We’ve seen some clunkers from Ben Roethlisberger. But yesterday was as bad as it’s been with #7. The final box score might look decent if you’re in a giving mood but as our Matthew Marczi wrote yesterday, anyone who even had the game on as background noise knows how bad he was.
This post could be littered with clips of the failures of Roethlisberger and by extension, the Steelers’ offense, but we’ll focus on just a couple of plays. For your sake and mine.
This first one comes on third and ten at the Steelers own ten yardline late in the second quarter. I realize that too often, people point out quarterbacks missing open receivers and wonder why the ball didn’t go there. I generally stay away from that low-hanging fruit because it’s a lot harder to understand the nuance behind it; the thought process, the read, the progression. All quarterbacks miss open guys and hindsight is the best quarterback to ever play.
But what we get here is a half field read by Roethlisberger, so focused on a clearly-covered Antonio Brown, without any apparent desire to look elsewhere.
The Baltimore Ravens are in a quarters defense meaning there is no way the Steelers are completing anything deep.

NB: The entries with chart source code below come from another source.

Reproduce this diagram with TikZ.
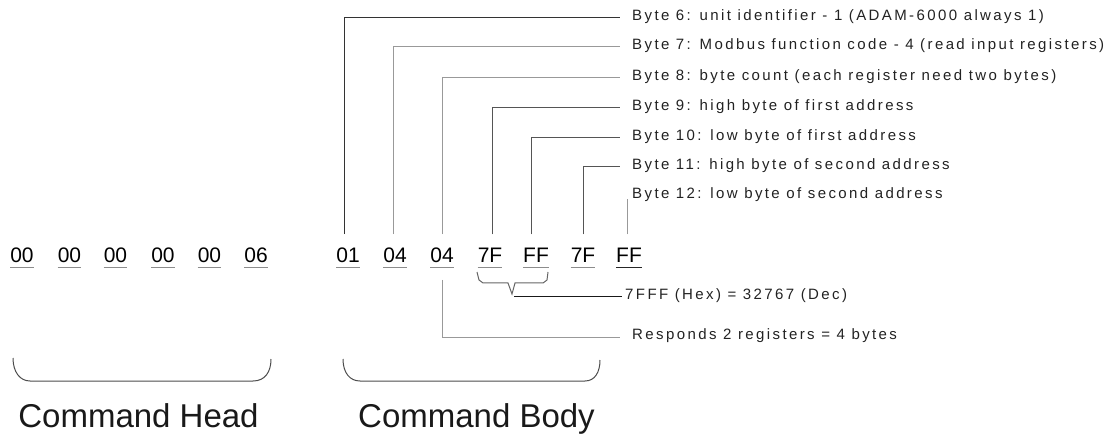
\documentclass[tikz,border=0pt]{standalone}
\usepackage{fontspec}
\setmainfont{Liberation Sans}
\newfontfamily\lblfont[LetterSpace=16]{Liberation Sans}
\definecolor{ldark}{HTML}{333333}
\definecolor{lmid}{HTML}{555555}
\definecolor{llight}{HTML}{999999}
\definecolor{txtc}{HTML}{222222}
\tikzset{
  hexbyte/.style={font=\fontsize{21}{24}\selectfont, inner sep=0pt, anchor=base, text=black},
  uline/.style={draw=black!45, line width=1pt},
  lbl/.style={font=\lblfont\fontsize{15}{18}\selectfont, inner sep=0pt, anchor=mid west, text=txtc},
  conn/.style={line width=1pt},
  captext/.style={font=\fontsize{33}{38}\selectfont, inner sep=0pt, anchor=base, text=black!90},
  brk/.style={draw=black!70, line width=1pt}
}
\begin{document}
\begin{tikzpicture}[x=1pt,y=-1pt]
\useasboundingbox (0,0) rectangle (1115,435);
% hex bytes
\node[hexbyte] (h1) at (22,263) {00};
\node[hexbyte] (h2) at (69.5,263) {00};
\node[hexbyte] (h3) at (115.5,263) {00};
\node[hexbyte] (h4) at (163,263) {00};
\node[hexbyte] (h5) at (209.5,263) {00};
\node[hexbyte] (h6) at (256,263) {06};
\node[hexbyte] (h7) at (348,263) {01};
\node[hexbyte] (h8) at (395,263) {04};
\node[hexbyte] (h9) at (442,263) {04};
\node[hexbyte] (h10) at (490,263) {7F};
\node[hexbyte] (h11) at (536,263) {FF};
\node[hexbyte] (h12) at (583,263) {7F};
\node[hexbyte] (h13) at (629,263) {FF};
\foreach \n in {1,...,12}
  \draw[uline] ([yshift=-5pt]h\n.base west) -- ([yshift=-5pt]h\n.base east);
\draw[uline, draw=black!85] ([yshift=-5pt]h13.base west) -- ([yshift=-5pt]h13.base east);
% labels
\node[lbl] (b6) at (632,18) {Byte 6: unit identifier - 1 (ADAM-6000 always 1)};
\node[lbl] (b7) at (632,47) {Byte 7: Modbus function code - 4 (read input registers)};
\node[lbl] (b8) at (632,78) {Byte 8: byte count (each register need two bytes)};
\node[lbl] (b9) at (632,108) {Byte 9: high byte of first address};
\node[lbl] (b10) at (632,138) {Byte 10: low byte of first address};
\node[lbl] (b11) at (632,167) {Byte 11: high byte of second address};
\node[lbl] (b12) at (632,196) {Byte 12: low byte of second address};
\node[lbl] (hexdec) at (625,297) {7FFF (Hex) = 32767 (Dec)};
\node[lbl] (resp) at (632,337) {Responds 2 registers = 4 bytes};
% connectors
\draw[conn, draw=ldark] ([xshift=-4pt,yshift=14pt]h7.north) |- ([xshift=-12pt]b6.mid west);
\draw[conn, draw=llight] ([xshift=-2pt,yshift=14pt]h8.north) |- ([xshift=-12pt]b7.mid west);
\draw[conn, draw=llight] ([yshift=14pt]h9.north) |- ([xshift=-12pt]b8.mid west);
\draw[conn, draw=lmid] ([xshift=2pt,yshift=14pt]h10.north) |- ([xshift=-12pt]b9.mid west);
\draw[conn, draw=lmid] ([xshift=-5pt,yshift=14pt]h11.north) |- ([xshift=-12pt]b10.mid west);
\draw[conn, draw=lmid] ([yshift=14pt]h12.north) |- ([xshift=-12pt]b11.mid west);
\draw[conn, draw=llight] ([xshift=-2pt,yshift=14pt]h13.north) -- ([xshift=-2pt]h13.north |- b12.base);
% brace under 7F FF
\coordinate (vtip) at (512,294);
\draw[brk, draw=black!60] (477,272) -- (479,280) -- (483,283) -- (508,283) -- (vtip) -- (515,283) -- (543,283) -- (547,280) -- (548,272);
\draw[conn, draw=black!90] ([xshift=2pt,yshift=-3pt]vtip) -- ([xshift=-3pt]hexdec.mid west);
\draw[conn, draw=llight] ([yshift=-17pt]h9.base) |- ([xshift=-12pt]resp.mid west);
% command braces
\draw[brk] (13,358) .. controls (13,372) and (20,381) .. (30,381) -- (253,381) .. controls (265,381) and (271,372) .. (271,359);
\draw[brk] (343,359) .. controls (343,373) and (350,381) .. (360,381) -- (585,381) .. controls (595,381) and (600,372) .. (600,360);
\node[captext] (chead) at (138.5,427) {Command Head};
\node[captext] (cbody) at (476.5,427) {Command Body};
\end{tikzpicture}
\end{document}
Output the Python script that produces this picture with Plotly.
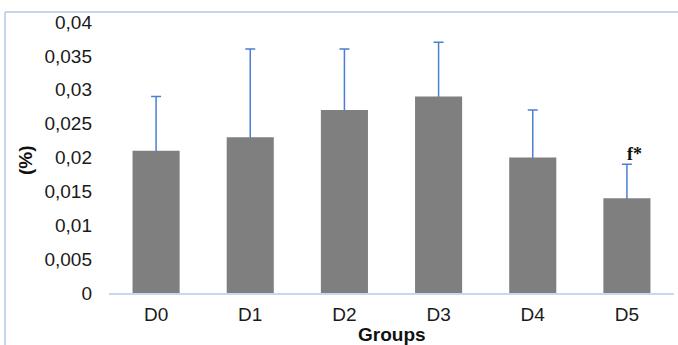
import plotly.graph_objects as go

# Group means and upper standard deviations
groups = ["D0", "D1", "D2", "D3", "D4", "D5"]
means = [0.021, 0.023, 0.027, 0.029, 0.020, 0.014]
sd_upper = [0.008, 0.013, 0.009, 0.008, 0.007, 0.005]

y_ticks = [0, 0.005, 0.01, 0.015, 0.02, 0.025, 0.03, 0.035, 0.04]
y_tick_text = ["0", "0,005", "0,01", "0,015", "0,02", "0,025", "0,03", "0,035", "0,04"]

sig_group = "D5"
sig_label = "f*"

W, H = 678, 345
ML, MR, MT, MB = 109, 4, 22, 52
plot_w = W - ML - MR
plot_h = H - MT - MB
y_range = [0, 0.04]

fig = go.Figure()
# Error bars live on the base y axis; the bars sit on an overlaid axis
# drawn above it, so only the upper half of each error bar shows.
fig.add_trace(go.Scatter(
    x=groups,
    y=means,
    mode="markers",
    marker=dict(size=1, color="rgba(0,0,0,0)"),
    error_y=dict(
        type="data",
        array=sd_upper,
        color="#4a7fd4",
        thickness=1.5,
        width=5,
    ),
    hoverinfo="skip",
    showlegend=False,
    yaxis="y",
))
fig.add_trace(go.Bar(
    x=groups,
    y=means,
    marker=dict(color="#7f7f7f", line=dict(width=0)),
    width=0.5,
    showlegend=False,
    yaxis="y2",
))

tick_font = dict(family="Liberation Sans, Arial, sans-serif", size=19, color="#1a1a1a")

fig.update_layout(
    width=W,
    height=H,
    margin=dict(l=ML, r=MR, t=MT, b=MB),
    paper_bgcolor="white",
    plot_bgcolor="white",
    bargap=0.5,
    xaxis=dict(
        showgrid=False,
        showline=True,
        linecolor="#c8d6ee",
        linewidth=1.5,
        ticks="",
        tickfont=tick_font,
        ticklabelstandoff=3,
        zeroline=False,
    ),
    yaxis=dict(
        range=y_range,
        tickvals=y_ticks,
        ticktext=y_tick_text,
        showgrid=False,
        showline=False,
        zeroline=False,
        ticks="",
        tickfont=tick_font,
        ticklabelstandoff=16,
    ),
    yaxis2=dict(
        range=y_range,
        overlaying="y",
        side="left",
        showgrid=False,
        showline=False,
        zeroline=False,
        showticklabels=False,
        ticks="",
    ),
)

# Axis titles
fig.add_annotation(
    text="<b>Groups</b>", xref="paper", yref="paper",
    x=(392 - ML) / plot_w, y=(H - MB - 347) / plot_h,
    xanchor="center", yanchor="bottom", showarrow=False,
    font=dict(family="Liberation Sans, Arial, sans-serif", size=19, color="#111111"),
)
fig.add_annotation(
    text="<b>(%)</b>", xref="paper", yref="paper",
    x=(25 - ML) / plot_w, y=(H - MB - 160) / plot_h,
    xanchor="center", yanchor="middle", textangle=-90, showarrow=False,
    font=dict(family="Liberation Sans, Arial, sans-serif", size=19, color="#111111"),
)

# Significance mark above the error bar
i = groups.index(sig_group)
fig.add_annotation(
    text="<b>" + sig_label + "</b>", x=sig_group, y=means[i] + sd_upper[i],
    xanchor="center", yanchor="bottom", xshift=8, yshift=-2, showarrow=False,
    font=dict(family="Liberation Serif, Times New Roman, serif", size=18, color="#111111"),
)

# Light frame around the chart area
left_x = (5 - ML) / plot_w
top_y = (H - MB - 12) / plot_h
fig.add_shape(type="line", xref="paper", yref="paper",
              x0=left_x, x1=left_x, y0=top_y, y1=-0.3,
              line=dict(color="#b4c7e7", width=1.5))
fig.add_shape(type="line", xref="paper", yref="paper",
              x0=left_x, x1=1.1, y0=top_y, y1=top_y,
              line=dict(color="#b4c7e7", width=1.5))

fig.write_html("out.html")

It’s a zone coverage but it’s effectively a triple team; the safety over the top, the cornerback carrying him, and the SAM linebacker widening and getting depth (3rd and 10, play sticks, force underneath throw).
But Roethlisberger sticks to him, climbing the pocket, not getting off his read, and winds up harmlessly checking things down to Le’Veon Bell at the last moment. Bell makes a good effort but falls short of the marker, ultimately a gain of six.
Had Ben looked across the field to his left, he would’ve seen a wide open Eli Rogers, practically begging for the football. It’s a conversion and at the worst, helps flip the field and give the Ravens poorer field position if they got the ball back.
Instead, it’s a punt from their own 16. Jordan Berry bails them out with a 56 yard thump.
Here, it’s mid-third quarter. A dreadful game so far but still, only a ten point deficit. One drive and the feel has changed to we’re in this thing. But it ends with a Roethlisberger interception.
Roethlisberger does get off his first read here. I think Todd Haley was trying to influence the Ravens by showing/faking the smoke screen with Sammie Coates at the bottom and Antonio Brown running a slot fade.
But he’s late in his second read, looking for Jesse James on a hank route over the middle. He double-clutches, probably debating if he should fire the ball with the linebacker behind, and it allows the Ravens’ defensive linemen to read his body language and know the ball is about to come out. You’ll see it best in the GIF at the end.
Brandon Williams tips it and Timmy Jernigan grabs it as the ball comes down. The Ravens wind up getting a field goal, going up 13-0, and keep the pressure on.
Our final look is the failed third down conversion before the Jordan Berry block, effectively putting this game out of reach. It’s 3rd and 8 and Pittsburgh runs a split-dig concept – one vertical route and one in-breaking route – one that is pretty similar to something this team ran against the New England Patriots. Let’s take a look at that one.
Solid throw by Landry Jones, on target, and a healthy gain of 25.
With Ben? It’s a total miss. Similar concept, similar coverage – perhaps Sammie Coates could’ve sold vertically better, hard to say – but the pass is several feet behind Brown. No chance for him to even make a play. Incomplete, and the Steelers
punt destroy my soul.
These are all relatively routine plays that most quarterbacks can make. Roethlisberger looked relatively healthy; he moved without a limp, extended plays, and nearly flipped Jerraud Powers. But he was certainly rusty, a product of getting limited reps in practice, and fell utterly flat in the loss.